Sebulan terakhir ini frasa "mirip Ariel" benar-benar menguasai media massa melebihi popularitas Ariel sendiri. Jika kata "mirip" ini tidak segera diselesaikan setidaknya ada tiga korban yang layak dikasihani. Pertama wartawan, kedua publik, ketiga Ariel sendiri.

Kenapa wartawan? Karena penulisan "mirip Ariel" itu adalah gambaran ketidakberdayaan media dalam menulis mana fakta mana fiksi. Tak ada beban yang lebih berat bagi wartawan selain kegagalannya memberitakan mana kebenaran mana kebohongan. Dalam kasus "mirip Ariel" ini wartawan memilih sekadar berlindung di dalam ceruk yang aman karena kemiskinan budaya investigasi.

Korban kedua adalah publik. Selama berhari-hari publik dicekoki sejenis teka-teki yang sejatinya tidak penting dan tidak mendesak tapi terpaksa menjadi penting dan mendesak karena dipentingkan dan didesakkan oleh media. Akhirnya kasus "mirip Ariel" ini berekskalasi dari sekadar berita infotainment menjadi urusan negara. Publik sudah kepalang terganggu oleh misteri "mirip Ariel".

Dan ketika negara gagal menjelaskan siapa sesungguhnya yang mirip itu, maka akan bertambah panjang saja daftar utang negara kepada publik.
Korban ketiga adalah Ariel. Jika yang terjadi selama ini ternyata memang haya mirip, betapa kasihan si Ariel ini.

Kapasitas Ariel selama ini pasti melulu sebagai artis, sebagai anak band. Perangkat psikisnya pasti tidak di persiapkan untuk menerima stigma sedahsyat ini. Karena meskipun cuma dikatakan sebagai mirip, kata mirip itu tidak tak pernah terlepas dari kata Ariel.

Dan "mirip Ariel" lalu sudah kepalang ditonton sebagai bioskop massal dari Sabang sampai Merauke, dari Nias sampai Pulau Rote, malah jadi pembicaraan hingga ke Afrika Selatan.

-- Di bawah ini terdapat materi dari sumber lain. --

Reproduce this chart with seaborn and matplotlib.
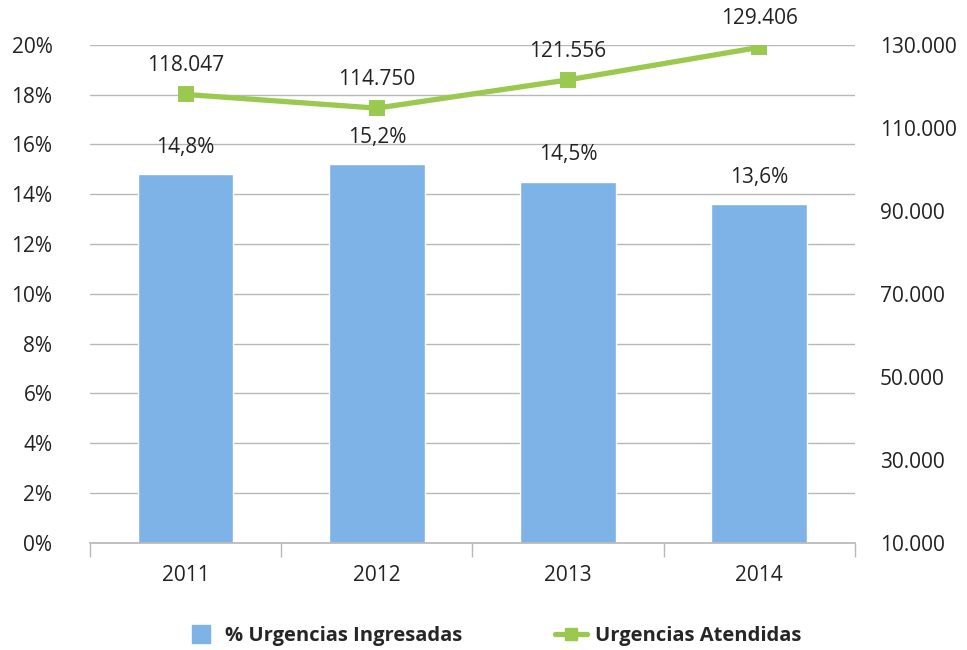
import numpy as np
import pandas as pd
import seaborn as sns
import matplotlib.pyplot as plt
from matplotlib.lines import Line2D
from matplotlib.ticker import FixedLocator, FuncFormatter

# Datos
years = ["2011", "2012", "2013", "2014"]
pct_ingresadas = [14.8, 15.2, 14.5, 13.6]
pct_labels = ["14,8%", "15,2%", "14,5%", "13,6%"]
atendidas = [118047, 114750, 121556, 129406]
atendidas_labels = ["118.047", "114.750", "121.556", "129.406"]

bar_color = "#7EB3E8"
line_color = "#9BC94F"
grid_color = "#B8B8B8"
text_color = "#222222"

sns.set_theme(style="white")
plt.rcParams["font.family"] = ["Open Sans", "DejaVu Sans"]

df = pd.DataFrame({"year": years, "pct": pct_ingresadas, "atendidas": atendidas})

fig = plt.figure(figsize=(9.67, 6.5), dpi=100)
ax = fig.add_axes([0.093, 0.165, 0.791, 0.766])

sns.barplot(data=df, x="year", y="pct", color=bar_color, width=0.5,
            saturation=1, ax=ax, zorder=2)

ax.set_ylim(0, 20)
ax.set_yticks(np.arange(0, 21, 2))
ax.yaxis.set_major_formatter(FuncFormatter(lambda v, p: f"{v:.0f}%"))
ax.yaxis.grid(True, color=grid_color, linewidth=1)
ax.set_axisbelow(True)
ax.set_xlim(-0.5, 3.5)
ax.set_xlabel("")
ax.set_ylabel("")
for s in ["top", "right", "left"]:
    ax.spines[s].set_visible(False)
ax.spines["bottom"].set_color(grid_color)
ax.tick_params(axis="y", length=0, pad=27, labelsize=15, colors=text_color)
ax.tick_params(axis="x", which="major", length=0, pad=16, labelsize=15,
               colors=text_color)
ax.xaxis.set_minor_locator(FixedLocator([-0.5, 0.5, 1.5, 2.5, 3.5]))
ax.tick_params(axis="x", which="minor", bottom=True, direction="out",
               length=10, color=grid_color, width=1)

for i, (v, lab) in enumerate(zip(pct_ingresadas, pct_labels)):
    ax.annotate(lab, (i, v), xytext=(0, 12), textcoords="offset points",
                ha="center", va="bottom", fontsize=15, color=text_color)

# Eje secundario: urgencias atendidas
ax2 = ax.twinx()
sns.pointplot(data=df, x="year", y="atendidas", color=line_color,
              markers="s", markersize=9, linewidth=3.8, ax=ax2, zorder=3)
ax2.set_ylim(10000, 130000)
ax2.set_yticks(np.arange(10000, 130001, 20000))
ax2.yaxis.set_major_formatter(
    FuncFormatter(lambda v, p: f"{int(v):,}".replace(",", ".")))
ax2.set_xlim(-0.5, 3.5)
ax2.set_ylabel("")
ax2.set_xlabel("")
for s in ["top", "right", "left", "bottom"]:
    ax2.spines[s].set_visible(False)
ax2.tick_params(axis="y", length=0, pad=18, labelsize=15, colors=text_color)

for i, (v, lab) in enumerate(zip(atendidas, atendidas_labels)):
    ax2.annotate(lab, (i, v), xytext=(0, 13), textcoords="offset points",
                 ha="center", va="bottom", fontsize=15, color=text_color)

handles = [
    Line2D([0], [0], color=bar_color, linestyle="none", marker="s",
           markersize=13, label="% Urgencias Ingresadas"),
    Line2D([0], [0], color=line_color, linewidth=3.8, marker="s",
           markersize=9, label="Urgencias Atendidas"),
]
fig.legend(handles=handles, loc="center", bbox_to_anchor=(0.51, 0.022),
           ncol=2, frameon=False, prop={"weight": "bold", "size": 14.5},
           columnspacing=4.6, handlelength=1.6, handletextpad=0.4)

fig.savefig("out.png", dpi=100)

Maka kalau ternyata yang terjadi hanyalah mirip, maka biarlah Ariel segera mendapatkan keadilannya. Biarlah si mirip segera berpisah dari Ariel dan biarlah Ariel kembali ngeband dan menyanyi seperti sediakala.

Tapi jika si mirip itu benar-benar Ariel tak ada gunanya lagi menunda-nunda. Karena setiap penundaan hanya akan menjadi dosa sosial dengan sistem bunga-berbunga. Setiap satu kebohongan lahir, akan lahir kebohongan baru sebagai anak turunnya. Dan ia akan terus beranak-pinak tanpa bisa dihentikan sampai sang induk kebohongan dimatikan.

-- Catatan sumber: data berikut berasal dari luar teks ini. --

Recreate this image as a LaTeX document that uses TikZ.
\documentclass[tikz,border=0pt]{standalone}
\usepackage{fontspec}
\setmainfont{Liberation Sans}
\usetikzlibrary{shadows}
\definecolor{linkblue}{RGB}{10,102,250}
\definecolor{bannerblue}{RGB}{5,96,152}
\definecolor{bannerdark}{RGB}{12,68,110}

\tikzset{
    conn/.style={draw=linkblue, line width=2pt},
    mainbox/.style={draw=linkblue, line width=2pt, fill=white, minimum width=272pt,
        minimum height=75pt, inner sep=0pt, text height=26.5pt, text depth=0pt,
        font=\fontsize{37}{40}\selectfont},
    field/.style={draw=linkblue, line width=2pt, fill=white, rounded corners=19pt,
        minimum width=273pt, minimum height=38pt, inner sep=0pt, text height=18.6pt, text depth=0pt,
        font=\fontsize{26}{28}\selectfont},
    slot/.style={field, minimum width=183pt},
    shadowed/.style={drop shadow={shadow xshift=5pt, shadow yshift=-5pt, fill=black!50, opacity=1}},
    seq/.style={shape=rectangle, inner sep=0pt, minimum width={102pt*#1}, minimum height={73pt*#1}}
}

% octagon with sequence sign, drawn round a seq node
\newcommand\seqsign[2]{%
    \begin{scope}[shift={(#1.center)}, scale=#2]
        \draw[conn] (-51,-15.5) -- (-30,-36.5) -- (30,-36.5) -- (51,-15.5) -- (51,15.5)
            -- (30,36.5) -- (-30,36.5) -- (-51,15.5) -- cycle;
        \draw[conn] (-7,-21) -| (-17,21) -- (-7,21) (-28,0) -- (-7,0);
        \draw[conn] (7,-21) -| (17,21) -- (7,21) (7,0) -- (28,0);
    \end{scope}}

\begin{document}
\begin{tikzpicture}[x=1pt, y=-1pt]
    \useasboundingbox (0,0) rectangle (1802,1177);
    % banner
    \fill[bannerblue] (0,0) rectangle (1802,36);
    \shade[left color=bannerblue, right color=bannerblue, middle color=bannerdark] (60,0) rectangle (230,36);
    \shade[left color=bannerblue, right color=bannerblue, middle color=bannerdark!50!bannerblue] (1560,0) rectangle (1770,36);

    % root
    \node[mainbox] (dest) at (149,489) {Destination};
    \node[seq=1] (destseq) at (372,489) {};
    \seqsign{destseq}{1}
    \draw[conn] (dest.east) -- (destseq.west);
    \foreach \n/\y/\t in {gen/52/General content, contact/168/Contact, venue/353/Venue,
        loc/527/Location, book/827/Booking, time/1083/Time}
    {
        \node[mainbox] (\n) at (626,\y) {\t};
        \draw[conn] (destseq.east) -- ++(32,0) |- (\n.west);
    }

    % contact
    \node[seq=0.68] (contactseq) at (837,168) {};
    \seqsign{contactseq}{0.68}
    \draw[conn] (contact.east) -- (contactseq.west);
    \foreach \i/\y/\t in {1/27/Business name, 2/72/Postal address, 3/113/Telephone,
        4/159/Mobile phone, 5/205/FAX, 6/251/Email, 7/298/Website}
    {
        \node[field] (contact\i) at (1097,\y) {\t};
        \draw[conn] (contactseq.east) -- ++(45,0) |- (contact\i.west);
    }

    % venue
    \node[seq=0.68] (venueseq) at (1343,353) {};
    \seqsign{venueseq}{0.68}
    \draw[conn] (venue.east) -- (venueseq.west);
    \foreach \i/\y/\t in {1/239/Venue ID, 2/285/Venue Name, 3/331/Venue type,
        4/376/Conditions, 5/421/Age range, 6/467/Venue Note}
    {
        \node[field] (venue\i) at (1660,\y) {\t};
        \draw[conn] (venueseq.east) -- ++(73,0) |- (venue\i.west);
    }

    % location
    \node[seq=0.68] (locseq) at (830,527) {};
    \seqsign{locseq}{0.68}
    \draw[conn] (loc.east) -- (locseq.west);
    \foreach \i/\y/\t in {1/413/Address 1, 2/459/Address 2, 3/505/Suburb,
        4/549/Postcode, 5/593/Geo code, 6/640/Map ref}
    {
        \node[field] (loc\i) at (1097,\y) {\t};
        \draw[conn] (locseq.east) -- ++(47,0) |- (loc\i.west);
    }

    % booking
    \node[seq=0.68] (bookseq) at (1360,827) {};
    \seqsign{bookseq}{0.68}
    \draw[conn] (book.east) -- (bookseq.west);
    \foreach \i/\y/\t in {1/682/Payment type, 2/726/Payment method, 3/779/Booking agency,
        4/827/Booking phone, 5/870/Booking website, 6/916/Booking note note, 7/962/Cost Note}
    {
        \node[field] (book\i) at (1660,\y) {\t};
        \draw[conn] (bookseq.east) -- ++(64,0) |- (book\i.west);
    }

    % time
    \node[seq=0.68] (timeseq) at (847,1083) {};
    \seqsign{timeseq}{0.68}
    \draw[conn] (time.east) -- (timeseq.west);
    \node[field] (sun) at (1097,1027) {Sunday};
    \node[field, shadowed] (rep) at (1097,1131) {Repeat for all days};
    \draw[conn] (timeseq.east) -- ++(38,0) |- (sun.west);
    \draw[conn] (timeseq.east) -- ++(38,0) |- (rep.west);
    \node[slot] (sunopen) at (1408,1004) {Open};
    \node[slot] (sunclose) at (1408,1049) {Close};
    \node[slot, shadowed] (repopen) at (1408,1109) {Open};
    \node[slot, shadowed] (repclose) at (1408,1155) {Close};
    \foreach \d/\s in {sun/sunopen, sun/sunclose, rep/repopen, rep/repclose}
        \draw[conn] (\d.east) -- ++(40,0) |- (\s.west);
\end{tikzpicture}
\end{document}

Maka bukan cuma Ariel sendiri yang berkewajiban mempercepat kejelasan ini tapi juga negara dengan segala perangkat hukumnya. Untuk Ariel jelas, kalau si mirip itu memang dirinya, percepatan itu akan memperpendek jalur deritanya. Tak ada jalan lain bagi orang yang berutang kecuali dengan membayarnya, semakin cepat ia membayar semakin ringan tanggungan hidupnya.

Periode bayar utang ini memang berat dan pahit. Tapi keberanian membayar utang itulah tindakan yang akan mengembalikan manusia kepada martabat hidupnya. Kekeliruan bukan aib bagi manusia, kecuali ia enggan membayar ongkosnya.
Bagi negara kecepatan menjelaskan siapa si mirip ini lengkap dengan konsekuensi hukumnya akan menjadi infak publik yang berharga.

Negara, karenanya akan sukses mengirim pesan kepada publik; tak peduli apakah atas nama koleksi pribadi tapi sebaiknya manusia memang mengoleksi soal yang baik-baik saja. Jangan mengoleksi segala sesuatu yang jika terbuka tak ada seorang pun yang sanggup menanggungnya.